>> START
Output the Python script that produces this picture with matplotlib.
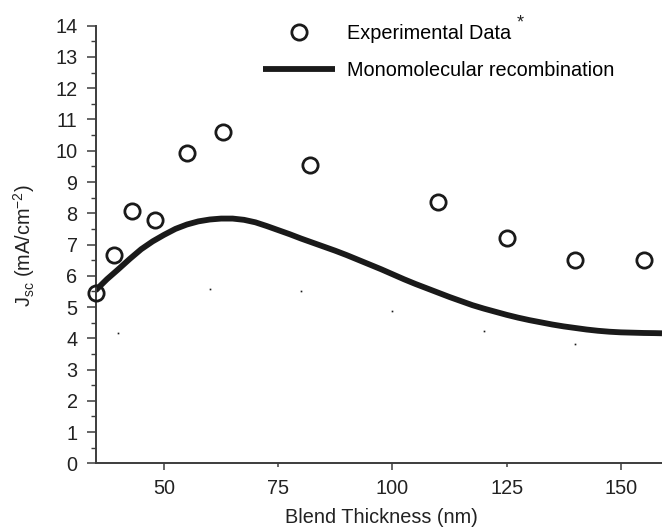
###########
# IMPORTS #
###########

import matplotlib
matplotlib.use('Agg')
import matplotlib.pyplot as plt
from matplotlib.ticker import MultipleLocator

########
# DATA #
########
# ---EXPERIMENTAL POINTS---#
thickness = [35, 39, 43, 48, 55, 63, 82, 110, 125, 140, 155]
jsc = [5.46, 6.66, 8.07, 7.79, 9.94, 10.61, 9.54, 8.37, 7.20, 6.51, 6.51]

# ---MONOMOLECULAR MODEL---#
modelX = [35, 37.5, 40, 42.5, 45, 47.5, 50, 52.5, 55, 57.5, 60, 62.5, 65,
          67.5, 70, 72.5, 75, 77.5, 80, 82.5, 85, 87.5, 90, 92.5, 95, 97.5,
          100, 102.5, 105, 107.5, 110, 112.5, 115, 117.5, 120, 122.5, 125,
          127.5, 130, 132.5, 135, 137.5, 140, 142.5, 145, 147.5, 150, 152.5,
          155, 157.5, 159]
modelY = [5.53, 5.89, 6.21, 6.54, 6.85, 7.10, 7.31, 7.50, 7.64, 7.74, 7.80,
          7.83, 7.83, 7.79, 7.71, 7.59, 7.46, 7.33, 7.19, 7.06, 6.93, 6.80,
          6.66, 6.51, 6.36, 6.21, 6.05, 5.89, 5.74, 5.60, 5.46, 5.32, 5.19,
          5.06, 4.95, 4.85, 4.75, 4.66, 4.58, 4.51, 4.44, 4.38, 4.33, 4.28,
          4.24, 4.21, 4.19, 4.18, 4.17, 4.165, 4.16]

# ---STRAY DOTS---#
dotX = [40, 60, 80, 100, 120, 140]
dotY = [4.16, 5.57, 5.51, 4.87, 4.23, 3.82]

xTicks = [50, 75, 100, 125, 150]
yTicks = list(range(0, 15))

############
# PLOTTING #
############
plt.rcParams['font.family'] = ['Liberation Sans', 'DejaVu Sans']
plt.rcParams['mathtext.fontset'] = 'custom'
plt.rcParams['mathtext.rm'] = 'Liberation Sans'
plt.rcParams['mathtext.it'] = 'Liberation Sans:italic'

ink = '#1a1a1a'
axisColor = '#3c3c3c'
textColor = '#222222'
fs = 14.3

f = plt.figure(figsize=(6.62, 5.28), dpi=100)
panel = f.add_axes([0.1450, 0.1225, 0.8550, 0.8288])

panel.plot(dotX, dotY, 's', color=ink, markersize=1.2, markeredgewidth=0)
model, = panel.plot(modelX, modelY, '-', color=ink, linewidth=4.2,
                    solid_capstyle='butt', solid_joinstyle='round',
                    label='Monomolecular recombination')
data, = panel.plot(thickness, jsc, 'o', markersize=11, markerfacecolor='none',
                   markeredgecolor=ink, markeredgewidth=2.0, clip_on=False,
                   zorder=5, label='Experimental Data')

panel.set_xlim(35.1, 159.0)
panel.set_ylim(0, 14)

# ---AXES---#
for side in ['top', 'right']:
    panel.spines[side].set_visible(False)
for side in ['left', 'bottom']:
    panel.spines[side].set_color(axisColor)
    panel.spines[side].set_linewidth(1.4)

panel.set_xticks(xTicks)
panel.set_yticks(yTicks)
panel.yaxis.set_minor_locator(MultipleLocator(0.5))
panel.tick_params(axis='both', which='major', direction='out', color=axisColor,
                  width=1.1, labelsize=fs, labelcolor=textColor)
panel.tick_params(axis='y', which='major', length=6.3, pad=7)
panel.tick_params(axis='y', which='minor', length=3.8, width=1.0, color=axisColor)
panel.tick_params(axis='x', which='major', length=5.2, pad=6)
# 75 and 125 have short ticks
for i, t in enumerate(panel.xaxis.get_major_ticks()):
    if xTicks[i] in (75, 125):
        t.tick1line.set_markersize(2.8)

f.text(381 / 662, (528 - 523.3) / 528, 'Blend Thickness (nm)', ha='center',
       va='baseline', fontsize=fs, color=textColor)
f.text(24 / 662, 0.535, r'J$_{\mathrm{sc}}$ (mA/cm$^{-2}$)', ha='center',
       va='center', rotation=90, fontsize=fs, color=textColor)

# ---LEGEND---#
leg = panel.legend(handles=[data, model], loc='upper left',
                   bbox_to_anchor=(263 / 662, 1 - 24 / 528),
                   bbox_transform=f.transFigure, frameon=False, fontsize=fs,
                   handlelength=3.6, handletextpad=0.65, labelspacing=0.9,
                   borderpad=0, borderaxespad=0)
# asterisk after the first legend entry
f.text(520 / 662, 1 - 23 / 528, '*', ha='center', va='center', fontsize=13,
       color=textColor)

plt.savefig('out.png', dpi=100)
>> END
Restate, line by line and word for word, everything from the top of the material through the line that contains "panel = f.add_axes([0.1450, 0.1225, 0.8550, 0.8288])". Leave pictures out.

Complete response —
Output the Python script that produces this picture with matplotlib.
###########
# IMPORTS #
###########

import matplotlib
matplotlib.use('Agg')
import matplotlib.pyplot as plt
from matplotlib.ticker import MultipleLocator

########
# DATA #
########
# ---EXPERIMENTAL POINTS---#
thickness = [35, 39, 43, 48, 55, 63, 82, 110, 125, 140, 155]
jsc = [5.46, 6.66, 8.07, 7.79, 9.94, 10.61, 9.54, 8.37, 7.20, 6.51, 6.51]

# ---MONOMOLECULAR MODEL---#
modelX = [35, 37.5, 40, 42.5, 45, 47.5, 50, 52.5, 55, 57.5, 60, 62.5, 65,
          67.5, 70, 72.5, 75, 77.5, 80, 82.5, 85, 87.5, 90, 92.5, 95, 97.5,
          100, 102.5, 105, 107.5, 110, 112.5, 115, 117.5, 120, 122.5, 125,
          127.5, 130, 132.5, 135, 137.5, 140, 142.5, 145, 147.5, 150, 152.5,
          155, 157.5, 159]
modelY = [5.53, 5.89, 6.21, 6.54, 6.85, 7.10, 7.31, 7.50, 7.64, 7.74, 7.80,
          7.83, 7.83, 7.79, 7.71, 7.59, 7.46, 7.33, 7.19, 7.06, 6.93, 6.80,
          6.66, 6.51, 6.36, 6.21, 6.05, 5.89, 5.74, 5.60, 5.46, 5.32, 5.19,
          5.06, 4.95, 4.85, 4.75, 4.66, 4.58, 4.51, 4.44, 4.38, 4.33, 4.28,
          4.24, 4.21, 4.19, 4.18, 4.17, 4.165, 4.16]

# ---STRAY DOTS---#
dotX = [40, 60, 80, 100, 120, 140]
dotY = [4.16, 5.57, 5.51, 4.87, 4.23, 3.82]

xTicks = [50, 75, 100, 125, 150]
yTicks = list(range(0, 15))

############
# PLOTTING #
############
plt.rcParams['font.family'] = ['Liberation Sans', 'DejaVu Sans']
plt.rcParams['mathtext.fontset'] = 'custom'
plt.rcParams['mathtext.rm'] = 'Liberation Sans'
plt.rcParams['mathtext.it'] = 'Liberation Sans:italic'

ink = '#1a1a1a'
axisColor = '#3c3c3c'
textColor = '#222222'
fs = 14.3

f = plt.figure(figsize=(6.62, 5.28), dpi=100)
panel = f.add_axes([0.1450, 0.1225, 0.8550, 0.8288])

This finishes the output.